== SUPPLIED MATERIAL
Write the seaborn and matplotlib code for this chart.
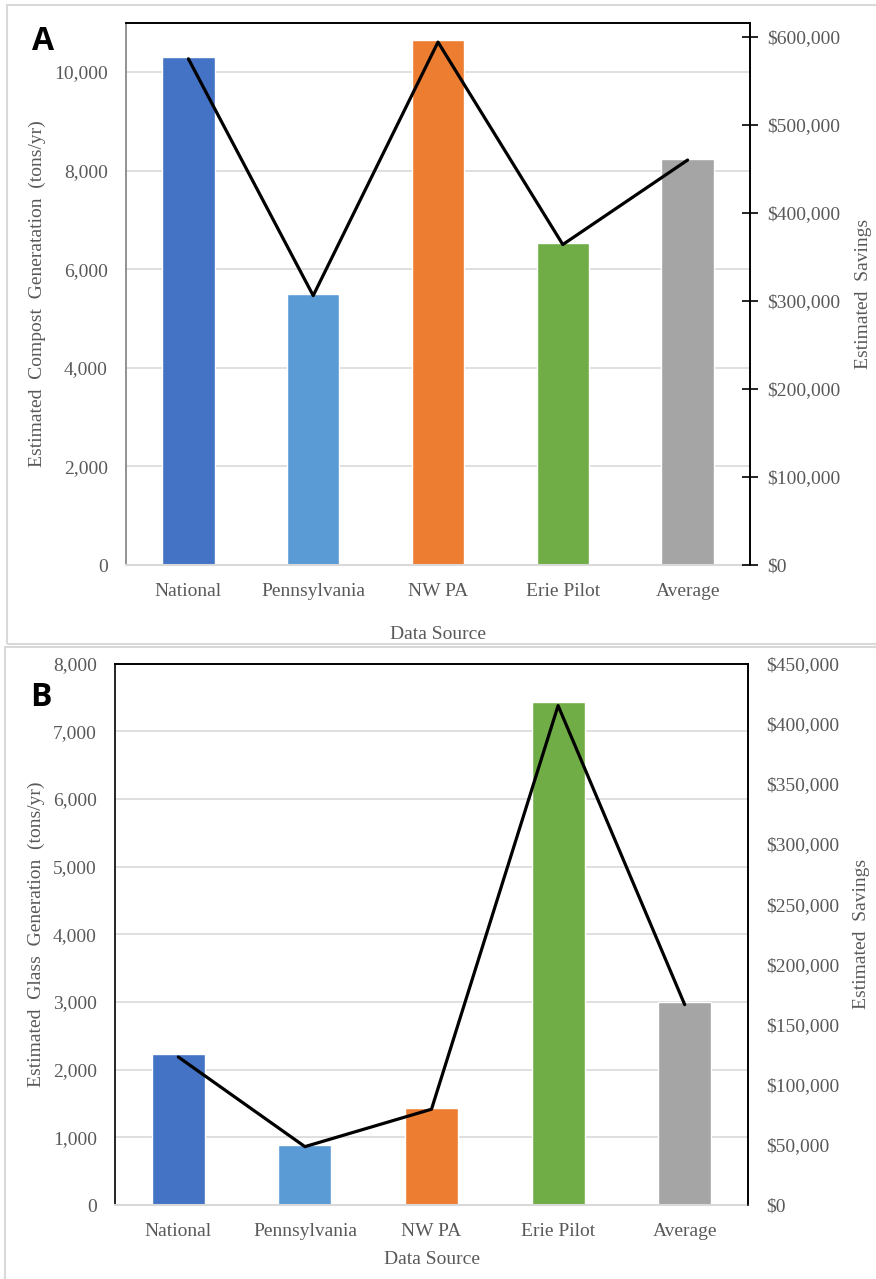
import numpy as np
import pandas as pd
import matplotlib
matplotlib.use("Agg")
import matplotlib.pyplot as plt
from matplotlib.patches import Rectangle
from matplotlib.ticker import FuncFormatter, MultipleLocator
import seaborn as sns

# ---- data ----
sources = ["National", "Pennsylvania", "NW PA", "Erie Pilot", "Average"]
bar_colors = ["#4472C4", "#5B9BD5", "#ED7D31", "#70AD47", "#A5A5A5"]

compost_tons = [10300, 5490, 10640, 6530, 8240]
compost_savings = [575000, 306000, 594000, 364000, 460000]

glass_tons = [2230, 880, 1440, 7430, 2995]
glass_savings = [123000, 48500, 79600, 415000, 166500]

# ---- style ----
sns.set_theme(style="white")
plt.rcParams["font.family"] = ["Liberation Serif", "DejaVu Serif"]
TXT = "#595959"
GRID = "#D9D9D9"
FS = 14

W, H = 876, 1279
fig = plt.figure(figsize=(W / 100, H / 100), dpi=100)
fig.patch.set_facecolor("white")


def px_axes(left, top, right, bottom):
    return fig.add_axes([left / W, (H - bottom) / H, (right - left) / W, (bottom - top) / H])


comma = FuncFormatter(lambda v, p: f"{int(v):,}")
dollars = FuncFormatter(lambda v, p: f"${int(v):,}")


def panel(ax, tons, savings, ymax, ystep, y2max, y2step, ylabel, left_spine, right_ticks, xlabpad):
    df = pd.DataFrame({"source": sources, "tons": tons, "savings": savings})
    sns.barplot(data=df, x="source", y="tons", hue="source", palette=bar_colors,
                width=0.42, saturation=1, legend=False, ax=ax, zorder=2)
    ax.set_xlim(-0.5, len(sources) - 0.5)
    ax.set_ylim(0, ymax)
    ax.yaxis.set_major_locator(MultipleLocator(ystep))
    ax.yaxis.set_major_formatter(comma)
    ax.grid(axis="y", color=GRID, lw=1.2, zorder=0)
    ax.set_axisbelow(True)
    ax.tick_params(axis="y", length=0, pad=13, labelsize=FS, labelcolor=TXT)
    ax.tick_params(axis="x", length=0, pad=13, labelsize=FS, labelcolor=TXT)
    ax.set_xlabel("Data Source", fontsize=FS, color=TXT, labelpad=xlabpad)
    ax.set_ylabel(ylabel, fontsize=FS, color=TXT, labelpad=6)
    for side in ("top", "right"):
        ax.spines[side].set_color("black")
        ax.spines[side].set_linewidth(1.2)
    ax.spines["left"].set_color(left_spine)
    ax.spines["left"].set_linewidth(1.2)
    ax.spines["bottom"].set_color(GRID)
    ax.spines["bottom"].set_linewidth(1.5)

    ax2 = ax.twinx()
    sns.lineplot(data=df, x="source", y="savings", color="black", lw=2.3,
                 sort=False, ax=ax2, zorder=3)
    ax2.set_ylim(0, y2max)
    ax2.yaxis.set_major_locator(MultipleLocator(y2step))
    ax2.yaxis.set_major_formatter(dollars)
    if right_ticks:
        ax2.tick_params(axis="y", direction="inout", length=11, width=1.2, color="black",
                        pad=7, labelsize=FS, labelcolor=TXT)
    else:
        ax2.tick_params(axis="y", length=0, pad=13, labelsize=FS, labelcolor=TXT)
    ax2.set_ylabel("Estimated  Savings", fontsize=FS, color=TXT, labelpad=10)
    for side in ("top", "right"):
        ax2.spines[side].set_color("black")
        ax2.spines[side].set_linewidth(1.2)
    ax2.spines["left"].set_visible(False)
    ax2.spines["bottom"].set_visible(False)
    ax2.grid(False)
    ax2.set_xlabel("")
    return ax2


# panel frames
fig.patches.append(Rectangle((7 / W, (H - 644) / H), 1.0, 639 / H, transform=fig.transFigure,
                             fill=False, edgecolor=GRID, lw=1.5, zorder=0))
fig.patches.append(Rectangle((5 / W, (H - 1290) / H), 1.0, 643 / H, transform=fig.transFigure,
                             fill=False, edgecolor=GRID, lw=1.5, zorder=0))

axA = px_axes(126, 22.7, 750, 565)
panel(axA, compost_tons, compost_savings, 11000, 2000, 616000, 100000,
      "Estimated  Compost  Generatation  (tons/yr)", "#7F7F7F", True, 19)

axB = px_axes(115, 663.5, 748, 1205)
panel(axB, glass_tons, glass_savings, 8000, 1000, 450000, 50000,
      "Estimated  Glass  Generation  (tons/yr)", "black", False, 8)

fig.text(32 / W, 1 - 41 / H, "A", fontsize=23, fontweight="bold", family="Open Sans",
         color="black", va="center", ha="left")
fig.text(30 / W, 1 - 697 / H, "B", fontsize=23, fontweight="bold", family="Open Sans",
         color="black", va="center", ha="left")

fig.savefig("out.png", dpi=100, facecolor="white")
====
■ **TASK REQUIREMENTS**: Only lines belong in the copy: transcribe those from the start of the data through the line that contains "glass_savings = [123000, 48500, 79600, 415000, 166500]", and skip the pictures.

■ **EXPECTED ANSWER**:
Write the seaborn and matplotlib code for this chart.
import numpy as np
import pandas as pd
import matplotlib
matplotlib.use("Agg")
import matplotlib.pyplot as plt
from matplotlib.patches import Rectangle
from matplotlib.ticker import FuncFormatter, MultipleLocator
import seaborn as sns

# ---- data ----
sources = ["National", "Pennsylvania", "NW PA", "Erie Pilot", "Average"]
bar_colors = ["#4472C4", "#5B9BD5", "#ED7D31", "#70AD47", "#A5A5A5"]

compost_tons = [10300, 5490, 10640, 6530, 8240]
compost_savings = [575000, 306000, 594000, 364000, 460000]

glass_tons = [2230, 880, 1440, 7430, 2995]
glass_savings = [123000, 48500, 79600, 415000, 166500]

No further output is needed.